Bei einem Anruf (auf den Sie sich gut vorbereiten sollten!) sprechen Sie mit der zuständigen Lektorin (falls im Internet nicht erfahrbar, dann in einem vorherigen Anruf erfragen), und erläutern Sie Ihren Roman. Dazu brauchen Sie zwei, drei griffige Sätze, die Ihr Projekt beschreiben und zeigen, für welche Leser es gedacht ist und warum es zum Verlagsprogramm passt. Und ein Exposé des Romaninhalts, das Sie ggf. als Gedächtnisstütze nutzen können (nicht mehr als eine Seite).

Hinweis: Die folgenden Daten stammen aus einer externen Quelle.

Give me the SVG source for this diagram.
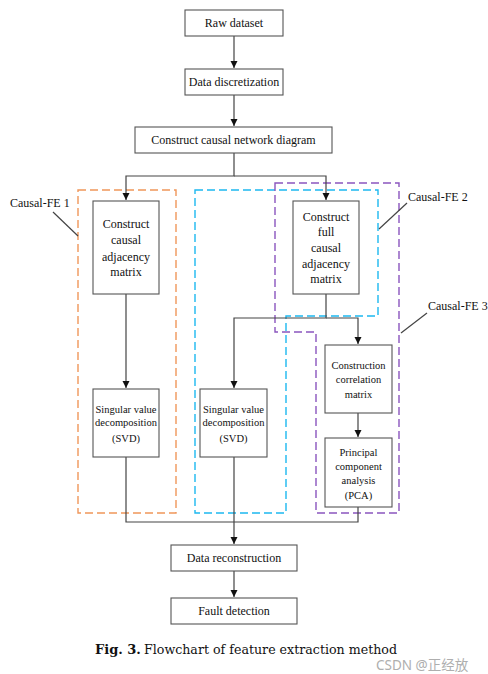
<svg xmlns="http://www.w3.org/2000/svg" width="488" height="674" viewBox="0 0 488 674">
<style>
.box{fill:#fff;stroke:#555;stroke-width:1.1}
.t{font-family:"Liberation Serif","Times New Roman",serif;font-size:12px;fill:#111;text-anchor:middle}
.s{font-size:10.5px}
.ln{fill:none;stroke:#444;stroke-width:1.2}
.lab{font-family:"Liberation Serif","Times New Roman",serif;font-size:12px;fill:#111}
.dash{fill:none;stroke-width:1.4;stroke-dasharray:8 4}
</style>
<defs>
<marker id="ah" markerWidth="8" markerHeight="8" refX="7" refY="4" orient="auto" markerUnits="userSpaceOnUse">
<path d="M0,0.5 L7,4 L0,7.5 Z" fill="#111"/>
</marker>
</defs>
<rect width="488" height="674" fill="#fff"/>
<g id="regions">
<path class="dash" stroke="#F0965A" d="M78,190 H176 V513 H78 Z"/>
<path class="dash" stroke="#1DB8F0" d="M195,190 H378 V316 H286 V513 H195 Z"/>
<path class="dash" stroke="#8A55BE" d="M275,183 H399 V513 H316 V332 H275 Z"/>
</g>
<g id="connectors">
<path class="ln" d="M234,36 V68" marker-end="url(#ah)"/>
<path class="ln" d="M234,95 V126" marker-end="url(#ah)"/>
<path class="ln" d="M234,153 V176 H126 V200" marker-end="url(#ah)"/>
<path class="ln" d="M234,176 H326 V200" marker-end="url(#ah)"/>
<path class="ln" d="M126,294 V388" marker-end="url(#ah)"/>
<path class="ln" d="M326,294 V318 H234 V388" marker-end="url(#ah)"/>
<path class="ln" d="M326,318 H358 V344" marker-end="url(#ah)"/>
<path class="ln" d="M358,413 V437" marker-end="url(#ah)"/>
<path class="ln" d="M126,457 V522 H358 V507"/>
<path class="ln" d="M234,457 V544" marker-end="url(#ah)"/>
<path class="ln" d="M234,571 V597" marker-end="url(#ah)"/>
<path class="ln" stroke-width="1" d="M53,212 L78,236"/>
<path class="ln" stroke-width="1" d="M407,203 L379,229"/>
<path class="ln" stroke-width="1" d="M427,313 L401,333"/>
</g>
<g id="raw"><rect class="box" x="185" y="10" width="98" height="26"/><text class="t" x="234" y="27">Raw dataset</text></g>
<g id="disc"><rect class="box" x="185" y="69" width="98" height="26"/><text class="t" x="234" y="86">Data discretization</text></g>
<g id="ccnd"><rect class="box" x="135" y="127" width="197" height="26"/><text class="t" x="233.5" y="144">Construct causal network diagram</text></g>
<g id="ccam"><rect class="box" x="93" y="201" width="66" height="93"/>
<text class="t" x="126" y="228">Construct</text><text class="t" x="126" y="244">causal</text><text class="t" x="126" y="261">adjacency</text><text class="t" x="126" y="276">matrix</text></g>
<g id="cfcam"><rect class="box" x="293" y="201" width="66" height="93"/>
<text class="t" x="326" y="221">Construct</text><text class="t" x="326" y="236">full</text><text class="t" x="326" y="252">causal</text><text class="t" x="326" y="268">adjacency</text><text class="t" x="326" y="283">matrix</text></g>
<g id="svd1"><rect class="box" x="93" y="389" width="66" height="68"/>
<text class="t s" x="126" y="413">Singular value</text><text class="t s" x="126" y="426">decomposition</text><text class="t s" x="126" y="442">(SVD)</text></g>
<g id="svd2"><rect class="box" x="200" y="389" width="67" height="68"/>
<text class="t s" x="233.5" y="413">Singular value</text><text class="t s" x="233.5" y="426">decomposition</text><text class="t s" x="233.5" y="442">(SVD)</text></g>
<g id="ccm"><rect class="box" x="325" y="345" width="67" height="68"/>
<text class="t s" x="358.5" y="369">Construction</text><text class="t s" x="358.5" y="383">correlation</text><text class="t s" x="358.5" y="398">matrix</text></g>
<g id="pca"><rect class="box" x="325" y="438" width="67" height="69"/>
<text class="t s" x="358.5" y="456">Principal</text><text class="t s" x="358.5" y="470">component</text><text class="t s" x="358.5" y="484">analysis</text><text class="t s" x="358.5" y="499">(PCA)</text></g>
<g id="recon"><rect class="box" x="171" y="545" width="126" height="26"/><text class="t" x="234" y="562">Data reconstruction</text></g>
<g id="fault"><rect class="box" x="171" y="598" width="126" height="26"/><text class="t" x="234" y="615">Fault detection</text></g>
<g id="labels">
<text class="lab" x="10" y="207">Causal-FE 1</text>
<text class="lab" x="408" y="201">Causal-FE 2</text>
<text class="lab" x="428" y="310">Causal-FE 3</text>
</g>
<g id="caption">
<text x="95" y="654" style="font-family:'DejaVu Serif','Liberation Serif',serif;font-size:13px;fill:#111"><tspan font-weight="bold">Fig. 3.</tspan><tspan x="144" textLength="253" lengthAdjust="spacingAndGlyphs">Flowchart of feature extraction method</tspan></text>
<text x="376" y="670" style="font-family:'Noto Sans','Noto Sans CJK SC',sans-serif;font-size:13.5px;fill:#9a9a9a;opacity:0.8">CSDN @正经放</text>
</g>
</svg>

Sie werden sich darauf einstellen müssen, lange mit Ihrem Manuskript "unterwegs" zu sein, soll heißen: Sie werden viel herumtelefonieren, fragen, reden, werben und das Exposé und eine Leseprobe oft versenden müssen, bis sich ein Verlag dafür interessiert. Verlieren Sie nicht den Mut! Wenn Ihr Roman gut ist, wird er irgendwann auf eine/n Lektor/in treffen, der/die das auch erkennt!
Gehen Sie bitte keinem Druckkostenzuschuss-Verlag auf den Leim, auch nach der dreihundertsten Absage nicht! Diese "Verlage" nehmen viel Geld dafür, Ihr Manuskript zu drucken, investieren aber weder in Lektorat noch Werbung noch Vertrieb, so dass es zwar gedruckt, aber i. d. R. nicht verbreitet wird.
Geben Sie Ihrem Manuskript eine Chance, seien Sie davon überzeugt, und vermitteln Sie das auch den zuständigen Lektoren, dann wird es auch veröffentlicht.